Rebuilding Macroeconomics, a network of economists and academics, are attempting research that is disruptive, not immune to failure but genuinely independent to ask uncomfortable questions. The key to the efficacy of this research is how it is sourced. The network’s blueprint is set out as three tributaries: Discovery Meetings, Research Hubs, and Pilot Projects. Discovery Meetings are notable for their inclusivity. They seek to attract people from all backgrounds to discuss the most important macroeconomic questions. These discussions lead to fresh insights and methodologies to be examined by policy-makers and scholars in the Research Hubs. The most promising ideas turn into pilot projects. The network is funded by the Economic and Social Research Council and hosted by the National Institute of Economic and Social Research.

Does the UK really need such reformatory research? He finds something “profoundly wrong” when a country as rich as the UK requires food banks to feed some of its population. Government debt is 90% of GDP. The Bank of England is only able to claim pyrrhic victories. It may hit its inflation target but other economic measures are in turmoil. Mark Carney has himself confessed that 95% of the movement in interest rates is determined by international events.  Current interest rates may not be what the UK actually needs them to be. Armstrong feels that the established institutions are reliant upon Knut Wicksell’s Rocking Horse. Whatever the instability, the assumption is that the status quo will always return. This is no longer the reality and nothing has been done about it. The failure is intellectual, not regulatory, and economists must be brave enough to confront the zeitgeist.

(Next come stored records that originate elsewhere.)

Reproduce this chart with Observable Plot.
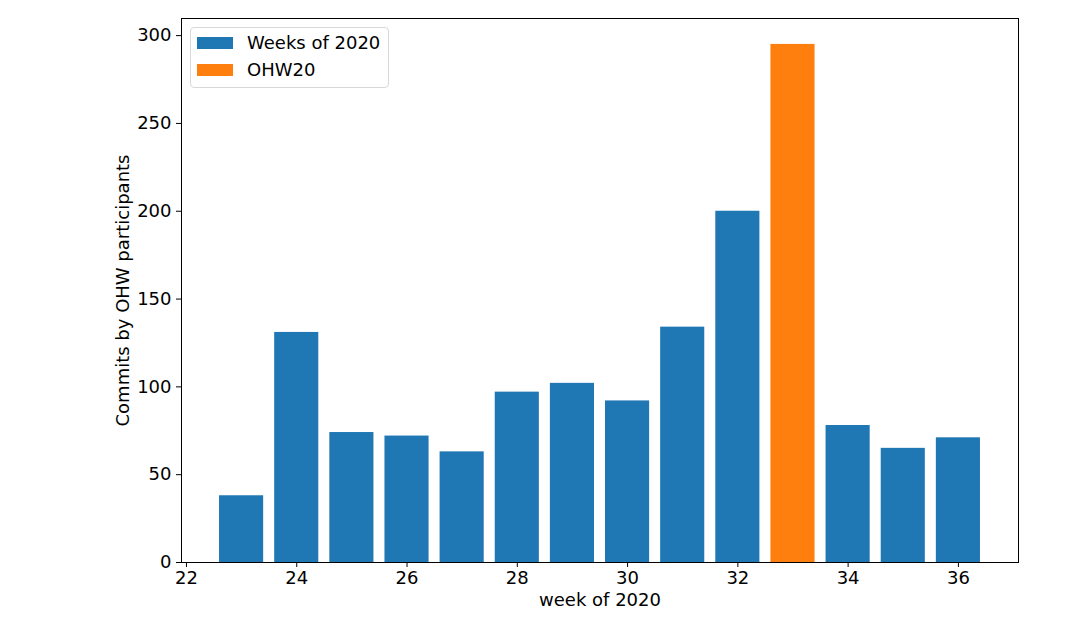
<!DOCTYPE html>
<html>
<head>
<meta charset="utf-8">
<script src="https://cdn.jsdelivr.net/npm/d3@7"></script>
<script src="https://cdn.jsdelivr.net/npm/@observablehq/plot@0.6"></script>
<style>
  html, body { margin: 0; padding: 0; background: #fff; }
  #wrap { position: relative; width: 1081px; height: 633px; font-family: "DejaVu Sans", sans-serif; }
  .legend { position: absolute; left: 190px; top: 27px; width: 197px; height: 59px;
            border: 1px solid #d8d8d8; border-radius: 4px; background: rgba(255,255,255,0.8);
            font-size: 18px; color: #000; }
  .legend .item { position: absolute; left: 6px; display: flex; align-items: center; line-height: 20px; }
  .legend .sw { width: 36px; height: 12px; margin-right: 14px; }
</style>
</head>
<body>
<div id="wrap"></div>
<script>
// Commits per week of 2020, OHW20 week highlighted
const weeks   = [23, 24, 25, 26, 27, 28, 29, 30, 31, 32, 33, 34, 35, 36];
const commits = [38, 131, 74, 72, 63, 97, 102, 92, 134, 200, 295, 78, 65, 71];
const groups  = ["Weeks of 2020", "Weeks of 2020", "Weeks of 2020", "Weeks of 2020", "Weeks of 2020",
                 "Weeks of 2020", "Weeks of 2020", "Weeks of 2020", "Weeks of 2020", "Weeks of 2020",
                 "OHW20", "Weeks of 2020", "Weeks of 2020", "Weeks of 2020"];
const seriesNames  = ["Weeks of 2020", "OHW20"];
const seriesColors = ["#1f77b4", "#ff7f0e"];
const xTicks = [22, 24, 26, 28, 30, 32, 34, 36];
const yTicks = [0, 50, 100, 150, 200, 250, 300];

const data = weeks.map((w, i) => ({week: w, commits: commits[i], group: groups[i]}));
const barWidth = 0.8;

// 5% padding around the bar extents on both axes
const xLo = d3.min(weeks) - barWidth / 2, xHi = d3.max(weeks) + barWidth / 2;
const xPad = (xHi - xLo) * 0.05;
const yHi = d3.max(commits) * 1.05;

const chart = Plot.plot({
  width: 1081,
  height: 633,
  marginLeft: 181,
  marginRight: 63,
  marginTop: 18,
  marginBottom: 71,
  style: {fontFamily: "DejaVu Sans, sans-serif", fontSize: "18px", color: "#000", background: "#fff"},
  x: {domain: [xLo - xPad, xHi + xPad]},
  y: {domain: [0, yHi]},
  color: {domain: seriesNames, range: seriesColors},
  marks: [
    Plot.rectY(data, {
      x1: d => d.week - barWidth / 2,
      x2: d => d.week + barWidth / 2,
      y: "commits",
      fill: "group"
    }),
    Plot.frame({stroke: "#000", strokeWidth: 1}),
    Plot.axisX({
      ticks: xTicks, tickSize: 5, tickPadding: 4, fontSize: 18,
      tickFormat: d3.format("d"),
      label: "week of 2020", labelAnchor: "center", labelArrow: "none", labelOffset: 43
    }),
    Plot.axisY({
      ticks: yTicks, tickSize: 5, tickPadding: 5, fontSize: 18,
      tickFormat: d3.format("d"),
      label: "Commits by OHW participants", labelAnchor: "center", labelArrow: "none", labelOffset: 65
    })
  ]
});

const wrap = document.getElementById("wrap");
wrap.appendChild(chart);

// Legend box in the upper-left corner of the plot area
const legend = document.createElement("div");
legend.className = "legend";
seriesNames.forEach((name, i) => {
  const item = document.createElement("div");
  item.className = "item";
  item.style.top = (i === 0 ? 5 : 32) + "px";
  const sw = document.createElement("span");
  sw.className = "sw";
  sw.style.background = seriesColors[i];
  const label = document.createElement("span");
  label.textContent = name;
  item.appendChild(sw);
  item.appendChild(label);
  legend.appendChild(item);
});
wrap.appendChild(legend);
</script>
</body>
</html>
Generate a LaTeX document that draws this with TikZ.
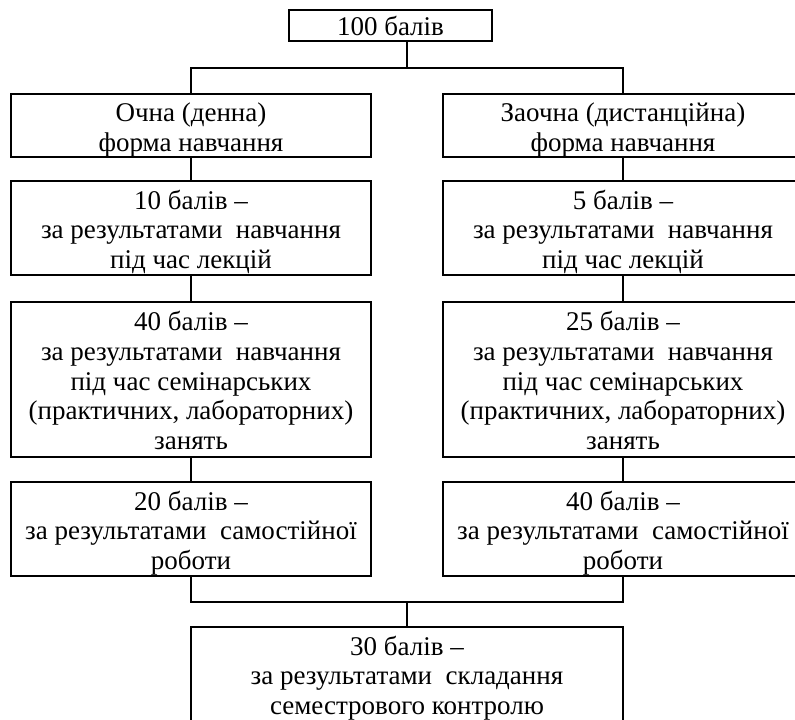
\documentclass[tikz,border=0pt]{standalone}
\usepackage{fontspec}
\setmainfont{Liberation Serif}
\newcommand{\tstr}{\rule{0pt}{27.5pt}}
\newcommand{\bstr}{\rule[-6pt]{0pt}{6pt}}
\begin{document}
\begin{tikzpicture}[x=1pt,y=-1pt,
  box/.style={draw, line width=1.8pt, rectangle, inner sep=0pt, align=center,
    font=\fontsize{27}{29.7}\selectfont},
  wide/.style={box, minimum width=360pt},
  conn/.style={line width=1.8pt}]
\useasboundingbox (0,0) rectangle (795,720);
\clip (0,0) rectangle (795,720);
\node[box, minimum width=203pt, minimum height=31pt] (top) at (390.5,25.5) {100 балів};
\node[wide, minimum height=63pt] (L1) at (191,125.5) {\tstr Очна (денна)\\форма навчання\bstr};
\node[wide, minimum height=63pt] (R1) at (623,125.5) {\tstr Заочна (дистанційна)\\форма навчання\bstr};
\node[wide, minimum height=94pt] (L2) at (191,228) {\tstr 10 балів –\\за результатами~ навчання\\під час лекцій\bstr};
\node[wide, minimum height=94pt] (R2) at (623,228) {\tstr 5 балів –\\за результатами~ навчання\\під час лекцій\bstr};
\node[wide, minimum height=155pt] (L3) at (191,379.5) {\tstr 40 балів –\\за результатами~ навчання\\під час семінарських\\(практичних, лабораторних)\\занять\bstr};
\node[wide, minimum height=155pt] (R3) at (623,379.5) {\tstr 25 балів –\\за результатами~ навчання\\під час семінарських\\(практичних, лабораторних)\\занять\bstr};
\node[wide, minimum height=94pt] (L4) at (191,529) {\tstr 20 балів –\\за результатами~ самостійної\\роботи\bstr};
\node[wide, minimum height=94pt] (R4) at (623,529) {\tstr 40 балів –\\за результатами~ самостійної\\роботи\bstr};
\node[box, minimum width=432pt, minimum height=94pt] (bot) at (407,674) {\tstr 30 балів –\\за результатами~ складання\\семестрового контролю\bstr};
\coordinate (j1) at (407,68);
\coordinate (j2) at (407,602);
\draw[conn] (top.south -| j1) -- (j1);
\draw[conn] (L1.north) |- (j1) -| (R1.north);
\draw[conn] (L1) -- (L2);
\draw[conn] (L2) -- (L3);
\draw[conn] (L3) -- (L4);
\draw[conn] (R1) -- (R2);
\draw[conn] (R2) -- (R3);
\draw[conn] (R3) -- (R4);
\draw[conn] (L4.south) |- (j2) -| (R4.south);
\draw[conn] (j2) -- (bot.north);
\end{tikzpicture}
\end{document}
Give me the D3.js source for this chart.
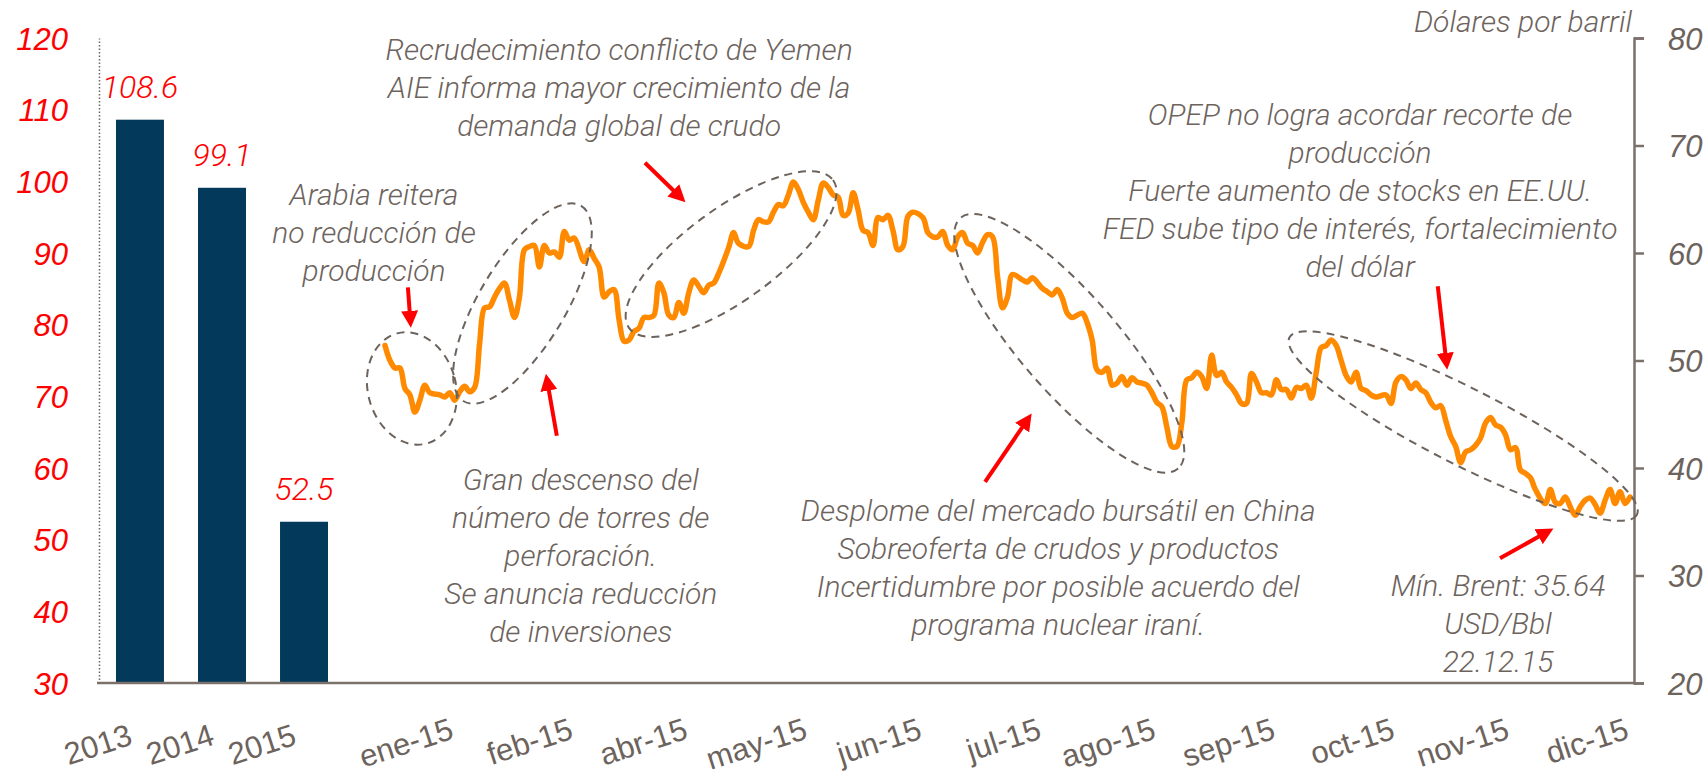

When Armstrong returned from study in America and expressed his wish to research financial crises, he was told that these were a problem only for the developing world. He mentions a new paper in the Journal of Economic Perspectives, considering how those who disagree with the mainstream in Economics are labelled dilettantes. Is the discipline consumed by an ill-conceived adherence to orthodoxy? Not all new ideas are worthy but it’s difficult to ignore a belligerent spirit against outliers. Whatever the future holds, Armstrong is not alone in arguing that the existing economic paradigm must urgently be confronted.